== DATA BLOCK

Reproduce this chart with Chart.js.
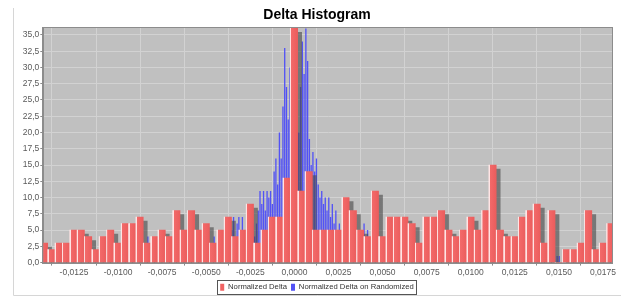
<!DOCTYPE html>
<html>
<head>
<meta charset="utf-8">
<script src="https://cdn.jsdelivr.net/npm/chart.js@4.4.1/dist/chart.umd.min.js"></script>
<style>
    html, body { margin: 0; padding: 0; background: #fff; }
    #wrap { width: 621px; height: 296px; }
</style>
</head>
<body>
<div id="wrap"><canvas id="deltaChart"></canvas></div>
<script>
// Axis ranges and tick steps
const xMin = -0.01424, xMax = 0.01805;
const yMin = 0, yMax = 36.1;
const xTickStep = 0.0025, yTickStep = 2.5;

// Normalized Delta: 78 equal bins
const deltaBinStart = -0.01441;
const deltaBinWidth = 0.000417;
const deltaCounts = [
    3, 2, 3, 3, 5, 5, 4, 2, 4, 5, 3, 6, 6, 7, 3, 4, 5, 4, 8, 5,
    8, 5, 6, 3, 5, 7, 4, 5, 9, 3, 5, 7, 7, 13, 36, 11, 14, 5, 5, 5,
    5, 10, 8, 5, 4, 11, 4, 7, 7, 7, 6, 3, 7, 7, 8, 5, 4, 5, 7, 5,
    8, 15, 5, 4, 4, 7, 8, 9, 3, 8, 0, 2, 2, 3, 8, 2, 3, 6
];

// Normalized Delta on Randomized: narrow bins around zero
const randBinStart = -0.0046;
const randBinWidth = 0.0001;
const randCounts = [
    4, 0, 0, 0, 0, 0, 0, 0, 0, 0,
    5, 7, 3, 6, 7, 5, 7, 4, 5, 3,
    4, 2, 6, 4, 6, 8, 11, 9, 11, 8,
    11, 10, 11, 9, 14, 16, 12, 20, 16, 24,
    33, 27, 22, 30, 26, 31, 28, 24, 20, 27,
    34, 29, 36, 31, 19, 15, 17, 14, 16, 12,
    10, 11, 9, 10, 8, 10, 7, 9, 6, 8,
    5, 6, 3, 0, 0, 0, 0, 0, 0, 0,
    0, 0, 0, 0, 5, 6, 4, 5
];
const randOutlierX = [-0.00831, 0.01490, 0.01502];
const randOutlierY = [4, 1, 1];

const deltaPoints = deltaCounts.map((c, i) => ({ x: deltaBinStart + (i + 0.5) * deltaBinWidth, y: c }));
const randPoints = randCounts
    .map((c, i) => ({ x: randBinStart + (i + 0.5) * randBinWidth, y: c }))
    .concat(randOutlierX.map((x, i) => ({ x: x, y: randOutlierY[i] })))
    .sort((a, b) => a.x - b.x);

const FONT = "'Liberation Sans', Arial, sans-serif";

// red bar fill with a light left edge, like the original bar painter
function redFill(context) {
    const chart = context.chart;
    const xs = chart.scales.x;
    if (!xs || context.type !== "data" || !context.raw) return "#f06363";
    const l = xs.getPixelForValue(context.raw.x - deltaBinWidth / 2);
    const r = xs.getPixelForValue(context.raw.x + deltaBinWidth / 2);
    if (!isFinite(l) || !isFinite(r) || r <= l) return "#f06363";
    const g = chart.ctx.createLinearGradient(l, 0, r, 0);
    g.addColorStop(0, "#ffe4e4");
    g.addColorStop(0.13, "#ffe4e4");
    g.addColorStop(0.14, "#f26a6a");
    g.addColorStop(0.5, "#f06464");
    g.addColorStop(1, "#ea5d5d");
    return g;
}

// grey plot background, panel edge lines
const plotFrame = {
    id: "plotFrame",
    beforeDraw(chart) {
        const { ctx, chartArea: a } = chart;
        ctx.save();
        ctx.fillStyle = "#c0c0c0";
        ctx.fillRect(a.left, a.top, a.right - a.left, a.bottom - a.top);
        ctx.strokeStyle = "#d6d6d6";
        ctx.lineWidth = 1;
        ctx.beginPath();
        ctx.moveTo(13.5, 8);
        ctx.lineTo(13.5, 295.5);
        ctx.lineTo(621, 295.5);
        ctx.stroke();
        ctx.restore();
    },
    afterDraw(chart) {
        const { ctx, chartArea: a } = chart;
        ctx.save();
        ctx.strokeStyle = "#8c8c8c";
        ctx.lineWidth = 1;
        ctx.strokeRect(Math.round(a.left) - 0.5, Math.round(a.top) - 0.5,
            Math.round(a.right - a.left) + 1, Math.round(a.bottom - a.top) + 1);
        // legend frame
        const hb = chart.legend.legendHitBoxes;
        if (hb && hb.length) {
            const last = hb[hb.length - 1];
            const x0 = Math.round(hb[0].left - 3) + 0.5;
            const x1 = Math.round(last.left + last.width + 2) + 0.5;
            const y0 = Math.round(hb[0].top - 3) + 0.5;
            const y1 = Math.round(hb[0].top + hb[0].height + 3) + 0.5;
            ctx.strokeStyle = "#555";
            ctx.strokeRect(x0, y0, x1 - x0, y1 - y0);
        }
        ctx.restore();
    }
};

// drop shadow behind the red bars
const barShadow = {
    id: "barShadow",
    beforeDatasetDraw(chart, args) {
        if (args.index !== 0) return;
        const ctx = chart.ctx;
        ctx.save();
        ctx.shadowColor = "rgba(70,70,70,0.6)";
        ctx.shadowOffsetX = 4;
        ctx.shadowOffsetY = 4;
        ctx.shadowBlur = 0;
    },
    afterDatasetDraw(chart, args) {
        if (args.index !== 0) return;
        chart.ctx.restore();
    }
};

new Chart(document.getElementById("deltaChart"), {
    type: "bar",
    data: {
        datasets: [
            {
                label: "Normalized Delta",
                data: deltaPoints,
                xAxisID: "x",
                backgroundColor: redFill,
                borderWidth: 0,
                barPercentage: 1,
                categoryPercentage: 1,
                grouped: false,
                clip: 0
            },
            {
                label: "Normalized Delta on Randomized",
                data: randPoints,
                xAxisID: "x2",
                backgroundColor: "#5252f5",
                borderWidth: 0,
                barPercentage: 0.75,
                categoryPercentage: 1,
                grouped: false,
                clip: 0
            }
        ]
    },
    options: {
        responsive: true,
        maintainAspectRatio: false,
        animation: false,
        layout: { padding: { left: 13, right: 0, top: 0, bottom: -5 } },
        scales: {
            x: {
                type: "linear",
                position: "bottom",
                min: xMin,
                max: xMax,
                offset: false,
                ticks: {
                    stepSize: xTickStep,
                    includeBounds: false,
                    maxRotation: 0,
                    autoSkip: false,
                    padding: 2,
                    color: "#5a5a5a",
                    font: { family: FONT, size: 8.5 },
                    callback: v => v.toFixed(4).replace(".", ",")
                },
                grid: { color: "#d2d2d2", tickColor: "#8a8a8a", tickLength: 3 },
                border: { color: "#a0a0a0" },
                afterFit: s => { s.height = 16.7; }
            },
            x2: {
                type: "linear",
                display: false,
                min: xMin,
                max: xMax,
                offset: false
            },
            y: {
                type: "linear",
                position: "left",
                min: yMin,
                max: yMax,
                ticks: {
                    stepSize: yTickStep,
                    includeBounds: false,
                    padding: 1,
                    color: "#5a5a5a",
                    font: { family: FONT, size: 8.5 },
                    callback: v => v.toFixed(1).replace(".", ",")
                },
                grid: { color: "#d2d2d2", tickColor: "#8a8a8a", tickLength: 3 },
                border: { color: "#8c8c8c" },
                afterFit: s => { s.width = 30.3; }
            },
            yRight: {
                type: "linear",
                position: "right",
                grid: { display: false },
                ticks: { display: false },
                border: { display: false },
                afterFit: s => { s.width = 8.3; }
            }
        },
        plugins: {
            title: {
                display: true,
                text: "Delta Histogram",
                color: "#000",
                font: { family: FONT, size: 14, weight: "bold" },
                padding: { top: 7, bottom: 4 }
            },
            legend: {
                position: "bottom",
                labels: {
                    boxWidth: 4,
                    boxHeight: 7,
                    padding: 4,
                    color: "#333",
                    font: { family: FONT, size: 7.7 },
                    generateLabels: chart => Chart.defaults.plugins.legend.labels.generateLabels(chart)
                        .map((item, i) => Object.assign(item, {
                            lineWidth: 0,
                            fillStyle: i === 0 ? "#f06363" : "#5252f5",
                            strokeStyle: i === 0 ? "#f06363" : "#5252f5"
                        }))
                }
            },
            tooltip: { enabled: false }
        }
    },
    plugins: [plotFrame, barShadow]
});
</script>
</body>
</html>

====

From the first line above down to the line with "const randOutlierY = [4, 1, 1];", reproduce every line and no others, omitting pictures.

◆ **CORRECT ANSWER**:
Reproduce this chart with Chart.js.
<!DOCTYPE html>
<html>
<head>
<meta charset="utf-8">
<script src="https://cdn.jsdelivr.net/npm/chart.js@4.4.1/dist/chart.umd.min.js"></script>
<style>
    html, body { margin: 0; padding: 0; background: #fff; }
    #wrap { width: 621px; height: 296px; }
</style>
</head>
<body>
<div id="wrap"><canvas id="deltaChart"></canvas></div>
<script>
// Axis ranges and tick steps
const xMin = -0.01424, xMax = 0.01805;
const yMin = 0, yMax = 36.1;
const xTickStep = 0.0025, yTickStep = 2.5;

// Normalized Delta: 78 equal bins
const deltaBinStart = -0.01441;
const deltaBinWidth = 0.000417;
const deltaCounts = [
    3, 2, 3, 3, 5, 5, 4, 2, 4, 5, 3, 6, 6, 7, 3, 4, 5, 4, 8, 5,
    8, 5, 6, 3, 5, 7, 4, 5, 9, 3, 5, 7, 7, 13, 36, 11, 14, 5, 5, 5,
    5, 10, 8, 5, 4, 11, 4, 7, 7, 7, 6, 3, 7, 7, 8, 5, 4, 5, 7, 5,
    8, 15, 5, 4, 4, 7, 8, 9, 3, 8, 0, 2, 2, 3, 8, 2, 3, 6
];

// Normalized Delta on Randomized: narrow bins around zero
const randBinStart = -0.0046;
const randBinWidth = 0.0001;
const randCounts = [
    4, 0, 0, 0, 0, 0, 0, 0, 0, 0,
    5, 7, 3, 6, 7, 5, 7, 4, 5, 3,
    4, 2, 6, 4, 6, 8, 11, 9, 11, 8,
    11, 10, 11, 9, 14, 16, 12, 20, 16, 24,
    33, 27, 22, 30, 26, 31, 28, 24, 20, 27,
    34, 29, 36, 31, 19, 15, 17, 14, 16, 12,
    10, 11, 9, 10, 8, 10, 7, 9, 6, 8,
    5, 6, 3, 0, 0, 0, 0, 0, 0, 0,
    0, 0, 0, 0, 5, 6, 4, 5
];
const randOutlierX = [-0.00831, 0.01490, 0.01502];
const randOutlierY = [4, 1, 1];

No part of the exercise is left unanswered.